What you should do: Look below for the line containing "Give me the matplotlib source for this chart." and the line containing "ax = fig.add_axes([117"; repeat exactly those two lines and all lines between them, and nothing else.

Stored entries

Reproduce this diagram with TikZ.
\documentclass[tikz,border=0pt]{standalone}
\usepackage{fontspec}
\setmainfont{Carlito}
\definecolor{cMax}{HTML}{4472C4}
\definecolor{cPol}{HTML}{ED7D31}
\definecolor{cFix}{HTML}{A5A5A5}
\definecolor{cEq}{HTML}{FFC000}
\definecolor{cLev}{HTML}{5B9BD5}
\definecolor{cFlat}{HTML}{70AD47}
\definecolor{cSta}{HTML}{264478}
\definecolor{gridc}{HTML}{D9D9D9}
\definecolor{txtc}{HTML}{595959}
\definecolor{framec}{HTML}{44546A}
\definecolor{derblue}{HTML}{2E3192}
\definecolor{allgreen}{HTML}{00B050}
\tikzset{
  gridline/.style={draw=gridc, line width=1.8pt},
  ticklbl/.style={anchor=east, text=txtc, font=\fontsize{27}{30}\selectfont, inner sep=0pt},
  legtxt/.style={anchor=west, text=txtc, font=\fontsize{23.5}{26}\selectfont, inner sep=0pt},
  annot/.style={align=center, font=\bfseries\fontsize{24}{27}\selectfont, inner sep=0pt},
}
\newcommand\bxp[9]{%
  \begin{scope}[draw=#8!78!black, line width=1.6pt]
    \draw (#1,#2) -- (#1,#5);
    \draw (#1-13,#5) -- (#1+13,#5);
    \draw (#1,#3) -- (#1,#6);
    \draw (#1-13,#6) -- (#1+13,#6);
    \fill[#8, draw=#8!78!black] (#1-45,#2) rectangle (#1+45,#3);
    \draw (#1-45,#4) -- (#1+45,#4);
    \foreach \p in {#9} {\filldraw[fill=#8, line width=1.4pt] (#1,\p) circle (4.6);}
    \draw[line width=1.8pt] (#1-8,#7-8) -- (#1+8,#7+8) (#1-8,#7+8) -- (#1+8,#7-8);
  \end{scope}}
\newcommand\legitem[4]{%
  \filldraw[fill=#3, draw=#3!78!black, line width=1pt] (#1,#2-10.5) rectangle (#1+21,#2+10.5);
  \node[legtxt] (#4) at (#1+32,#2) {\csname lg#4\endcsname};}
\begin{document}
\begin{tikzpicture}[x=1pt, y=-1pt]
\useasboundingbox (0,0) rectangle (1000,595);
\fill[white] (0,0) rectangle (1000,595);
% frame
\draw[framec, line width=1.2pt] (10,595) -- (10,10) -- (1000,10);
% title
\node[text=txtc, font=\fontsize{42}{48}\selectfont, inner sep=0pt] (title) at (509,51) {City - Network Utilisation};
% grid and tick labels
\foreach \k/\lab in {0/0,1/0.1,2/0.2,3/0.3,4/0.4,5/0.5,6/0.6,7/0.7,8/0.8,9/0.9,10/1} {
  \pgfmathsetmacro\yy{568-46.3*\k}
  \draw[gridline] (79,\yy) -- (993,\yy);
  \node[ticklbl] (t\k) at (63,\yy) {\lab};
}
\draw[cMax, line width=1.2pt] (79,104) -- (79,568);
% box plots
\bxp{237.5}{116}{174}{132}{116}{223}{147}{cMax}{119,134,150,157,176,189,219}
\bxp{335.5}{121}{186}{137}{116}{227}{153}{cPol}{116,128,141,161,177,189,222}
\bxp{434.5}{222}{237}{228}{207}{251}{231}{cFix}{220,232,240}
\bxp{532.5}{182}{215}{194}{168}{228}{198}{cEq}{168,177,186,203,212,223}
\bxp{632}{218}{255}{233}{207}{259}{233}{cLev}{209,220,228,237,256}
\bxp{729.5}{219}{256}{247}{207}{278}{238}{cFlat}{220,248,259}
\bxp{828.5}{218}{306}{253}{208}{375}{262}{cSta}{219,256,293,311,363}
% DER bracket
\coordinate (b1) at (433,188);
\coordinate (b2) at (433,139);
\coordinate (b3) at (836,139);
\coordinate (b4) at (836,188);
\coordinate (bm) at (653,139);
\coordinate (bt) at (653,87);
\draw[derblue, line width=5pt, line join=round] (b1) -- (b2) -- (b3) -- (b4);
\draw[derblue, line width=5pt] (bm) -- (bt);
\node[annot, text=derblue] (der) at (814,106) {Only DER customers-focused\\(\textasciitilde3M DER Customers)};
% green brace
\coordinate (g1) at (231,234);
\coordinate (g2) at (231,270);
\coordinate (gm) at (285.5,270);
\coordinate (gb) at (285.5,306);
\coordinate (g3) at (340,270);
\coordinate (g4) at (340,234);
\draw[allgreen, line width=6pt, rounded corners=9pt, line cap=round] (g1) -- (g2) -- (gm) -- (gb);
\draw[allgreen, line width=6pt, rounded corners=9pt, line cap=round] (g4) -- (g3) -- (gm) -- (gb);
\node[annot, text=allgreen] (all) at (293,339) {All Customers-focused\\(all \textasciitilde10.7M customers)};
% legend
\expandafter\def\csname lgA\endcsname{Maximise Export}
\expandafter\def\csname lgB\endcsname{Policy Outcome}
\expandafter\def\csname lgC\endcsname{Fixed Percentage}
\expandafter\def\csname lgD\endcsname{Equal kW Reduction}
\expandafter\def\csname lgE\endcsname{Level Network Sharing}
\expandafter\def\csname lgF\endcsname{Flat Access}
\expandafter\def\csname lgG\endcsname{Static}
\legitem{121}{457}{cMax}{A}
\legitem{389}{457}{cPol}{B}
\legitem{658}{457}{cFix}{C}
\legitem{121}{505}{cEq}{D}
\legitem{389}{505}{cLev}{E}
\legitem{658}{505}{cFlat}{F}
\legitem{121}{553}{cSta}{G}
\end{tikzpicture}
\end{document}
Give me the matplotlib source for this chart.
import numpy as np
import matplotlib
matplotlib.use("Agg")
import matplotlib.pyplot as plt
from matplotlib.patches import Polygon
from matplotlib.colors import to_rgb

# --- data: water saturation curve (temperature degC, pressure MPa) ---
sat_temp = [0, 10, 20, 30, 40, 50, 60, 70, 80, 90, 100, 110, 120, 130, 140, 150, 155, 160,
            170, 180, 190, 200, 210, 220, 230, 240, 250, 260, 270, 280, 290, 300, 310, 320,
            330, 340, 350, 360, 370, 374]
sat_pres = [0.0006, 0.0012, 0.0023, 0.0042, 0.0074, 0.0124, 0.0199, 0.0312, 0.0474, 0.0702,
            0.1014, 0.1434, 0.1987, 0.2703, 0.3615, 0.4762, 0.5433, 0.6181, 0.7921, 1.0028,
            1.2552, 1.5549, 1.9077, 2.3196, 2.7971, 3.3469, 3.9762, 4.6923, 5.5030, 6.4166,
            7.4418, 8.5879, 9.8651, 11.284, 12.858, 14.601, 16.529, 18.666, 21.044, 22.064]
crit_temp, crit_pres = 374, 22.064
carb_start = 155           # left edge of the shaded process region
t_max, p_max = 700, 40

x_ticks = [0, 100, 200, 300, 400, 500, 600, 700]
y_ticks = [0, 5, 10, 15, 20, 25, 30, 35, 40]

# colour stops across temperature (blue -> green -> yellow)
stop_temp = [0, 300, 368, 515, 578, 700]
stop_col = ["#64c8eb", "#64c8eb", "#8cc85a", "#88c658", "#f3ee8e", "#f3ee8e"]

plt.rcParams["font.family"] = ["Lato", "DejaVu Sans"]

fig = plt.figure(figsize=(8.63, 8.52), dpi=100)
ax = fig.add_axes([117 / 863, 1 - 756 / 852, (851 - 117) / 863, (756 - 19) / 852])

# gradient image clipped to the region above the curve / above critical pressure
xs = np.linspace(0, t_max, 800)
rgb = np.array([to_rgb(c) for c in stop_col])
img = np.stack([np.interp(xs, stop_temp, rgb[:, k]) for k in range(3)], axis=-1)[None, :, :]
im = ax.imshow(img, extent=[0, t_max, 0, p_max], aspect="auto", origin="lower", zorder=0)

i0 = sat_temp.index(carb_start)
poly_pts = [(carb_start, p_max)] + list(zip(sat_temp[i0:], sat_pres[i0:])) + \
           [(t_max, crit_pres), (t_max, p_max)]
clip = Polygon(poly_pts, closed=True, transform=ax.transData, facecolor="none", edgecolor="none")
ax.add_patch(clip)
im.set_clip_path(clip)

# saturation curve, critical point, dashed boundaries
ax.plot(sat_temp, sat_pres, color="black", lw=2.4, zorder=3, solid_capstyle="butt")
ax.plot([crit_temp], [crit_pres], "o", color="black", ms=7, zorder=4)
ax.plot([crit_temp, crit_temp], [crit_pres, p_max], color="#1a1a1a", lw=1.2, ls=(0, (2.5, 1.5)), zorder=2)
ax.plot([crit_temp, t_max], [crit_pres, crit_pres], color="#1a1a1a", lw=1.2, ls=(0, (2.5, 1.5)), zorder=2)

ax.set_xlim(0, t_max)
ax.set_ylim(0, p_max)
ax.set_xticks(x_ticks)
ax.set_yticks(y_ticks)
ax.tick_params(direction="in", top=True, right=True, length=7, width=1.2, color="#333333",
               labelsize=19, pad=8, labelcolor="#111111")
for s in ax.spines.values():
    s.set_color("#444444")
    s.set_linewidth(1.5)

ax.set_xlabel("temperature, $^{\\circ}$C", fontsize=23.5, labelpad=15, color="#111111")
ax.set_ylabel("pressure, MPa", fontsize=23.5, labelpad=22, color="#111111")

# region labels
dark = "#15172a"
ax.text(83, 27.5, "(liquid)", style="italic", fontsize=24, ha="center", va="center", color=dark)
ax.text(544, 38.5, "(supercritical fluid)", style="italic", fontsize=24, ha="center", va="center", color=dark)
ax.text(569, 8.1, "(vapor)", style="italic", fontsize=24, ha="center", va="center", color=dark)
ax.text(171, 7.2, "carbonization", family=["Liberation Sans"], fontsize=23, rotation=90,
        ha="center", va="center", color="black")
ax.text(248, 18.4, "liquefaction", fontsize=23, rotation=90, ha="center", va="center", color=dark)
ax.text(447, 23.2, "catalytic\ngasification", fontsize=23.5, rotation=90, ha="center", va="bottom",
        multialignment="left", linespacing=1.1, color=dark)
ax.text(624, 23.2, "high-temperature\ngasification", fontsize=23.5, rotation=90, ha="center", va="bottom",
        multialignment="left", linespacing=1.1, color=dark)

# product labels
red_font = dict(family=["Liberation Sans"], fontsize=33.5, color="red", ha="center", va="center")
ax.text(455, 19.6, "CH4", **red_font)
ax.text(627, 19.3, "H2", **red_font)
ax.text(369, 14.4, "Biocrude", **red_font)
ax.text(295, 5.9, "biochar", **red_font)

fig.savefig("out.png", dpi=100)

Expected answer:
Give me the matplotlib source for this chart.
import numpy as np
import matplotlib
matplotlib.use("Agg")
import matplotlib.pyplot as plt
from matplotlib.patches import Polygon
from matplotlib.colors import to_rgb

# --- data: water saturation curve (temperature degC, pressure MPa) ---
sat_temp = [0, 10, 20, 30, 40, 50, 60, 70, 80, 90, 100, 110, 120, 130, 140, 150, 155, 160,
            170, 180, 190, 200, 210, 220, 230, 240, 250, 260, 270, 280, 290, 300, 310, 320,
            330, 340, 350, 360, 370, 374]
sat_pres = [0.0006, 0.0012, 0.0023, 0.0042, 0.0074, 0.0124, 0.0199, 0.0312, 0.0474, 0.0702,
            0.1014, 0.1434, 0.1987, 0.2703, 0.3615, 0.4762, 0.5433, 0.6181, 0.7921, 1.0028,
            1.2552, 1.5549, 1.9077, 2.3196, 2.7971, 3.3469, 3.9762, 4.6923, 5.5030, 6.4166,
            7.4418, 8.5879, 9.8651, 11.284, 12.858, 14.601, 16.529, 18.666, 21.044, 22.064]
crit_temp, crit_pres = 374, 22.064
carb_start = 155           # left edge of the shaded process region
t_max, p_max = 700, 40

x_ticks = [0, 100, 200, 300, 400, 500, 600, 700]
y_ticks = [0, 5, 10, 15, 20, 25, 30, 35, 40]

# colour stops across temperature (blue -> green -> yellow)
stop_temp = [0, 300, 368, 515, 578, 700]
stop_col = ["#64c8eb", "#64c8eb", "#8cc85a", "#88c658", "#f3ee8e", "#f3ee8e"]

plt.rcParams["font.family"] = ["Lato", "DejaVu Sans"]

fig = plt.figure(figsize=(8.63, 8.52), dpi=100)
ax = fig.add_axes([117 / 863, 1 - 756 / 852, (851 - 117) / 863, (756 - 19) / 852])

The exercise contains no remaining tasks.